- **Set problem**
Nothing in the data should change when you return it, but leave the pictures out.
####
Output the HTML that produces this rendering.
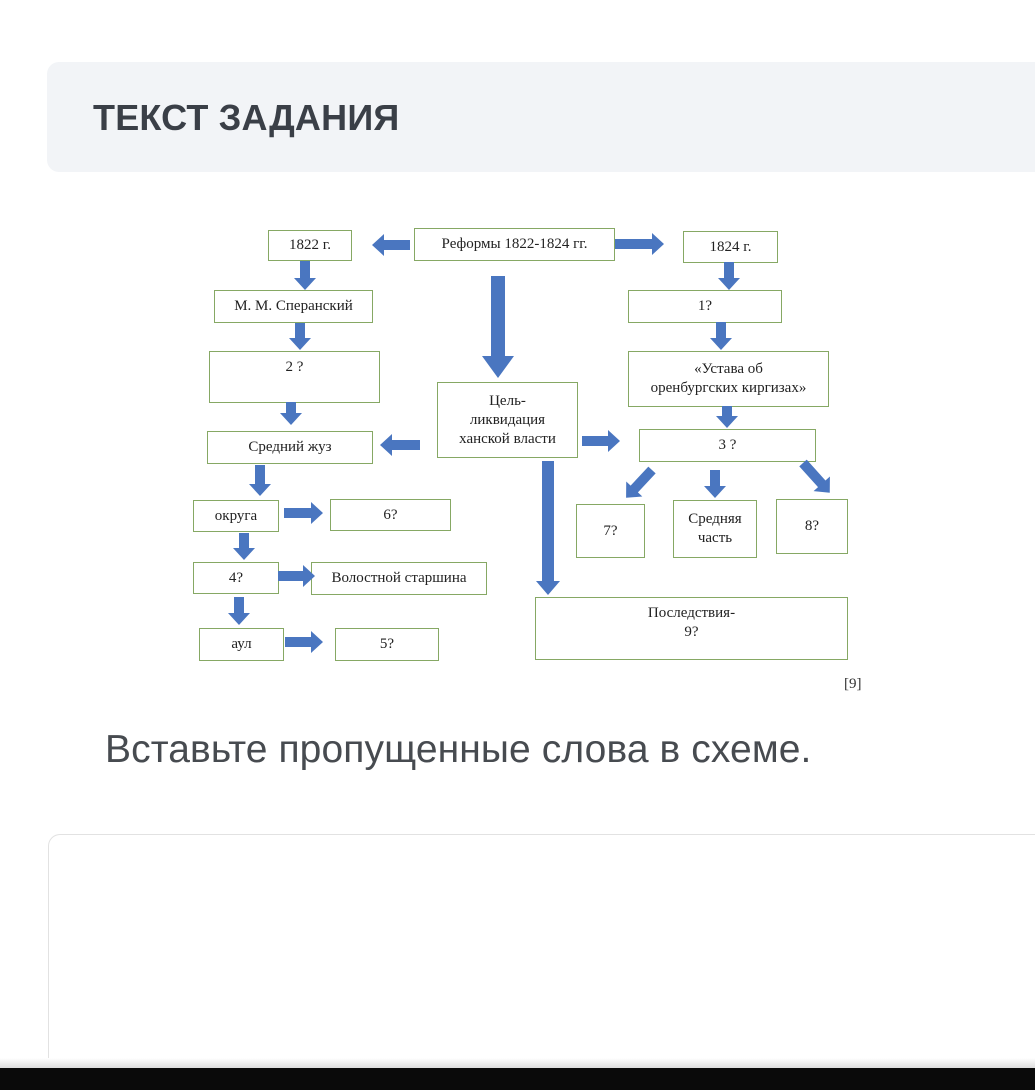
<!DOCTYPE html>
<html><head><meta charset="utf-8">
<style>
html,body{margin:0;padding:0;background:#fff;width:1035px;height:1090px;overflow:hidden;}
body{position:relative;font-family:"Liberation Sans",sans-serif;}
.hdr{position:absolute;left:47px;top:62px;width:1000px;height:110px;background:#f2f4f7;border-radius:12px;}
.title{position:absolute;left:93px;top:97px;font-size:36px;font-weight:bold;color:#3a3f47;letter-spacing:0.2px;}
.q{position:absolute;left:105px;top:728px;font-size:39px;color:#474b50;letter-spacing:0.1px;}
.ans{position:absolute;left:48px;top:834px;width:1000px;height:224px;border:1.5px solid #e2e2e2;border-bottom:none;border-radius:12px 12px 0 0;background:#fff;}
.bar{position:absolute;left:0;top:1068px;width:1035px;height:22px;background:#0a0a0a;}
.shade{position:absolute;left:0;top:1058px;width:1035px;height:10px;background:linear-gradient(#fff,#ddd);}
.b{position:absolute;border:1.5px solid #86a864;box-sizing:border-box;background:#fff;font-family:"Liberation Serif",serif;font-size:15px;color:#222;text-align:center;display:flex;align-items:center;justify-content:center;line-height:19px;}
.t{align-items:flex-start;padding-top:6px;}
svg{position:absolute;left:0;top:0;}
</style></head><body>
<div class="hdr"></div>
<div class="title">ТЕКСТ ЗАДАНИЯ</div>

<div class="b" style="left:268px;top:230px;width:84px;height:31px;">1822 г.</div>
<div class="b" style="left:414px;top:228px;width:201px;height:33px;">Реформы 1822-1824 гг.</div>
<div class="b" style="left:683px;top:231px;width:95px;height:32px;">1824 г.</div>
<div class="b" style="left:214px;top:290px;width:159px;height:33px;">М. М. Сперанский</div>
<div class="b" style="left:628px;top:290px;width:154px;height:33px;">1?</div>
<div class="b t" style="left:209px;top:351px;width:171px;height:52px;">2 ?</div>
<div class="b" style="left:628px;top:351px;width:201px;height:56px;">«Устава об<br>оренбургских киргизах»</div>
<div class="b" style="left:437px;top:382px;width:141px;height:76px;">Цель-<br>ликвидация<br>ханской власти</div>
<div class="b" style="left:207px;top:431px;width:166px;height:33px;">Средний жуз</div>
<div class="b" style="left:639px;top:429px;width:177px;height:33px;">3 ?</div>
<div class="b" style="left:193px;top:500px;width:86px;height:32px;">округа</div>
<div class="b" style="left:330px;top:499px;width:121px;height:32px;">6?</div>
<div class="b" style="left:576px;top:504px;width:69px;height:54px;">7?</div>
<div class="b" style="left:673px;top:500px;width:84px;height:58px;">Средняя<br>часть</div>
<div class="b" style="left:776px;top:499px;width:72px;height:55px;">8?</div>
<div class="b" style="left:193px;top:562px;width:86px;height:32px;">4?</div>
<div class="b" style="left:311px;top:562px;width:176px;height:33px;">Волостной старшина</div>
<div class="b" style="left:199px;top:628px;width:85px;height:33px;">аул</div>
<div class="b" style="left:335px;top:628px;width:104px;height:33px;">5?</div>
<div class="b t" style="left:535px;top:597px;width:313px;height:63px;">Последствия-<br>9?</div>
<div style="position:absolute;left:844px;top:676px;font-family:'Liberation Serif',serif;font-size:15px;color:#333;">[9]</div>

<svg width="1035" height="1090" fill="#4a76c0">
<polygon transform="translate(410,245) rotate(180)" points="0,-5 26,-5 26,-11 38,0 26,11 26,5 0,5"/>
<polygon transform="translate(615,244)" points="0,-5 37,-5 37,-11 49,0 37,11 37,5 0,5"/>
<polygon transform="translate(305,261) rotate(90)" points="0,-5 17,-5 17,-11 29,0 17,11 17,5 0,5"/>
<polygon transform="translate(300,323) rotate(90)" points="0,-5 15,-5 15,-11 27,0 15,11 15,5 0,5"/>
<polygon transform="translate(291,402) rotate(90)" points="0,-5 11,-5 11,-11 23,0 11,11 11,5 0,5"/>
<polygon transform="translate(420,445) rotate(180)" points="0,-5 28,-5 28,-11 40,0 28,11 28,5 0,5"/>
<polygon transform="translate(498,276) rotate(90)" points="0,-7 80,-7 80,-16 102,0 80,16 80,7 0,7"/>
<polygon transform="translate(582,441)" points="0,-5 26,-5 26,-11 38,0 26,11 26,5 0,5"/>
<polygon transform="translate(729,262) rotate(90)" points="0,-5 16,-5 16,-11 28,0 16,11 16,5 0,5"/>
<polygon transform="translate(721,322) rotate(90)" points="0,-5 16,-5 16,-11 28,0 16,11 16,5 0,5"/>
<polygon transform="translate(727,406) rotate(90)" points="0,-5 10,-5 10,-11 22,0 10,11 10,5 0,5"/>
<polygon transform="translate(548,461) rotate(90)" points="0,-6 120,-6 120,-12 134,0 120,12 120,6 0,6"/>
<polygon transform="translate(652,470) rotate(133)" points="0,-5 26,-5 26,-11 38,0 26,11 26,5 0,5"/>
<polygon transform="translate(715,470) rotate(90)" points="0,-5 16,-5 16,-11 28,0 16,11 16,5 0,5"/>
<polygon transform="translate(803,463) rotate(48)" points="0,-5 28,-5 28,-11 40,0 28,11 28,5 0,5"/>
<polygon transform="translate(260,465) rotate(90)" points="0,-5 19,-5 19,-11 31,0 19,11 19,5 0,5"/>
<polygon transform="translate(284,513)" points="0,-5 27,-5 27,-11 39,0 27,11 27,5 0,5"/>
<polygon transform="translate(244,533) rotate(90)" points="0,-5 15,-5 15,-11 27,0 15,11 15,5 0,5"/>
<polygon transform="translate(278,576)" points="0,-5 25,-5 25,-11 37,0 25,11 25,5 0,5"/>
<polygon transform="translate(239,597) rotate(90)" points="0,-5 16,-5 16,-11 28,0 16,11 16,5 0,5"/>
<polygon transform="translate(285,642)" points="0,-5 26,-5 26,-11 38,0 26,11 26,5 0,5"/>
</svg>

<div class="q">Вставьте пропущенные слова в схеме.</div>
<div class="ans"></div>
<div class="shade"></div>
<div class="bar"></div>
</body></html>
####
- **Solved exercise**
Output the HTML that produces this rendering.
<!DOCTYPE html>
<html><head><meta charset="utf-8">
<style>
html,body{margin:0;padding:0;background:#fff;width:1035px;height:1090px;overflow:hidden;}
body{position:relative;font-family:"Liberation Sans",sans-serif;}
.hdr{position:absolute;left:47px;top:62px;width:1000px;height:110px;background:#f2f4f7;border-radius:12px;}
.title{position:absolute;left:93px;top:97px;font-size:36px;font-weight:bold;color:#3a3f47;letter-spacing:0.2px;}
.q{position:absolute;left:105px;top:728px;font-size:39px;color:#474b50;letter-spacing:0.1px;}
.ans{position:absolute;left:48px;top:834px;width:1000px;height:224px;border:1.5px solid #e2e2e2;border-bottom:none;border-radius:12px 12px 0 0;background:#fff;}
.bar{position:absolute;left:0;top:1068px;width:1035px;height:22px;background:#0a0a0a;}
.shade{position:absolute;left:0;top:1058px;width:1035px;height:10px;background:linear-gradient(#fff,#ddd);}
.b{position:absolute;border:1.5px solid #86a864;box-sizing:border-box;background:#fff;font-family:"Liberation Serif",serif;font-size:15px;color:#222;text-align:center;display:flex;align-items:center;justify-content:center;line-height:19px;}
.t{align-items:flex-start;padding-top:6px;}
svg{position:absolute;left:0;top:0;}
</style></head><body>
<div class="hdr"></div>
<div class="title">ТЕКСТ ЗАДАНИЯ</div>

<div class="b" style="left:268px;top:230px;width:84px;height:31px;">1822 г.</div>
<div class="b" style="left:414px;top:228px;width:201px;height:33px;">Реформы 1822-1824 гг.</div>
<div class="b" style="left:683px;top:231px;width:95px;height:32px;">1824 г.</div>
<div class="b" style="left:214px;top:290px;width:159px;height:33px;">М. М. Сперанский</div>
<div class="b" style="left:628px;top:290px;width:154px;height:33px;">1?</div>
<div class="b t" style="left:209px;top:351px;width:171px;height:52px;">2 ?</div>
<div class="b" style="left:628px;top:351px;width:201px;height:56px;">«Устава об<br>оренбургских киргизах»</div>
<div class="b" style="left:437px;top:382px;width:141px;height:76px;">Цель-<br>ликвидация<br>ханской власти</div>
<div class="b" style="left:207px;top:431px;width:166px;height:33px;">Средний жуз</div>
<div class="b" style="left:639px;top:429px;width:177px;height:33px;">3 ?</div>
<div class="b" style="left:193px;top:500px;width:86px;height:32px;">округа</div>
<div class="b" style="left:330px;top:499px;width:121px;height:32px;">6?</div>
<div class="b" style="left:576px;top:504px;width:69px;height:54px;">7?</div>
<div class="b" style="left:673px;top:500px;width:84px;height:58px;">Средняя<br>часть</div>
<div class="b" style="left:776px;top:499px;width:72px;height:55px;">8?</div>
<div class="b" style="left:193px;top:562px;width:86px;height:32px;">4?</div>
<div class="b" style="left:311px;top:562px;width:176px;height:33px;">Волостной старшина</div>
<div class="b" style="left:199px;top:628px;width:85px;height:33px;">аул</div>
<div class="b" style="left:335px;top:628px;width:104px;height:33px;">5?</div>
<div class="b t" style="left:535px;top:597px;width:313px;height:63px;">Последствия-<br>9?</div>
<div style="position:absolute;left:844px;top:676px;font-family:'Liberation Serif',serif;font-size:15px;color:#333;">[9]</div>

<svg width="1035" height="1090" fill="#4a76c0">
<polygon transform="translate(410,245) rotate(180)" points="0,-5 26,-5 26,-11 38,0 26,11 26,5 0,5"/>
<polygon transform="translate(615,244)" points="0,-5 37,-5 37,-11 49,0 37,11 37,5 0,5"/>
<polygon transform="translate(305,261) rotate(90)" points="0,-5 17,-5 17,-11 29,0 17,11 17,5 0,5"/>
<polygon transform="translate(300,323) rotate(90)" points="0,-5 15,-5 15,-11 27,0 15,11 15,5 0,5"/>
<polygon transform="translate(291,402) rotate(90)" points="0,-5 11,-5 11,-11 23,0 11,11 11,5 0,5"/>
<polygon transform="translate(420,445) rotate(180)" points="0,-5 28,-5 28,-11 40,0 28,11 28,5 0,5"/>
<polygon transform="translate(498,276) rotate(90)" points="0,-7 80,-7 80,-16 102,0 80,16 80,7 0,7"/>
<polygon transform="translate(582,441)" points="0,-5 26,-5 26,-11 38,0 26,11 26,5 0,5"/>
<polygon transform="translate(729,262) rotate(90)" points="0,-5 16,-5 16,-11 28,0 16,11 16,5 0,5"/>
<polygon transform="translate(721,322) rotate(90)" points="0,-5 16,-5 16,-11 28,0 16,11 16,5 0,5"/>
<polygon transform="translate(727,406) rotate(90)" points="0,-5 10,-5 10,-11 22,0 10,11 10,5 0,5"/>
<polygon transform="translate(548,461) rotate(90)" points="0,-6 120,-6 120,-12 134,0 120,12 120,6 0,6"/>
<polygon transform="translate(652,470) rotate(133)" points="0,-5 26,-5 26,-11 38,0 26,11 26,5 0,5"/>
<polygon transform="translate(715,470) rotate(90)" points="0,-5 16,-5 16,-11 28,0 16,11 16,5 0,5"/>
<polygon transform="translate(803,463) rotate(48)" points="0,-5 28,-5 28,-11 40,0 28,11 28,5 0,5"/>
<polygon transform="translate(260,465) rotate(90)" points="0,-5 19,-5 19,-11 31,0 19,11 19,5 0,5"/>
<polygon transform="translate(284,513)" points="0,-5 27,-5 27,-11 39,0 27,11 27,5 0,5"/>
<polygon transform="translate(244,533) rotate(90)" points="0,-5 15,-5 15,-11 27,0 15,11 15,5 0,5"/>
<polygon transform="translate(278,576)" points="0,-5 25,-5 25,-11 37,0 25,11 25,5 0,5"/>
<polygon transform="translate(239,597) rotate(90)" points="0,-5 16,-5 16,-11 28,0 16,11 16,5 0,5"/>
<polygon transform="translate(285,642)" points="0,-5 26,-5 26,-11 38,0 26,11 26,5 0,5"/>
</svg>

<div class="q">Вставьте пропущенные слова в схеме.</div>
<div class="ans"></div>
<div class="shade"></div>
<div class="bar"></div>
</body></html>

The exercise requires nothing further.